Unlike listed stocks, where data is abundant, the unlisted investor must actively source and interpret information. Professional analysis combines multiple factors — never relying on a single metric.

Financial analysis

Revenue growth trends, profitability, and cash flows. Consistency over 3+ years matters more than short-term spikes.

Business model

Scalable, defensible models with clear revenue streams command better valuations and sustain post-listing growth.

Management quality

Promoter credibility, governance standards, and capital allocation. Poor governance destroys value regardless of business performance.

Industry dynamics

A strong company in a declining sector may still struggle. Sector tailwinds amplify company-level advantages.

Valuation discipline

Always compare with listed peers. Paying a premium without justification reduces margin of safety sharply.

Exit visibility

Clarity on exit pathways — IPO, acquisition, or secondary sale — is as important as the entry thesis.

Taxation: the rules that shape net returns

Taxation is often overlooked but plays a crucial role in determining what you actually keep. The 24-month threshold is a key structural difference from listed equities.
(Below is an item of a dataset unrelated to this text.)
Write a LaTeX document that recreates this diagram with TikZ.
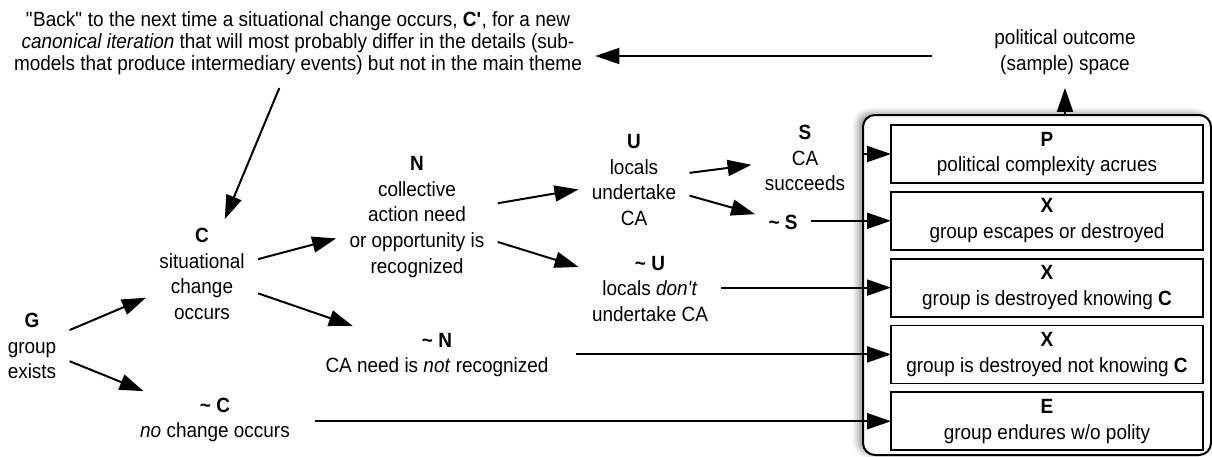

Short-term (under 24 months)
Slab rate
Gains added to total income and taxed at your applicable income tax slab — can significantly reduce post-tax returns
Long-term (24+ months)
20%
Qualifies for long-term capital gains with indexation, adjusting purchase price for inflation to reduce taxable gains
STT status
None
No Securities Transaction Tax applies — but this also means no concessional rates available for listed equity transactions
Who should consider investing
Well matched
Long-term perspective, comfortable holding through illiquidity
Higher risk appetite to handle pricing and exit uncertainty
Seeking pre-IPO exposure to high-growth companies
Capable of conducting independent, thorough research
Not suited for
Short-term traders requiring near-term liquidity
Investors preferring exchange-level transparency and regulation
Beginners without research capability or expert guidance
Portfolios where stability and capital preservation are priorities
"The difference lies not in the asset itself, but in how it is approached."
Success in this segment depends on valuation discipline, patience, and access to reliable information — not market signals or speculation.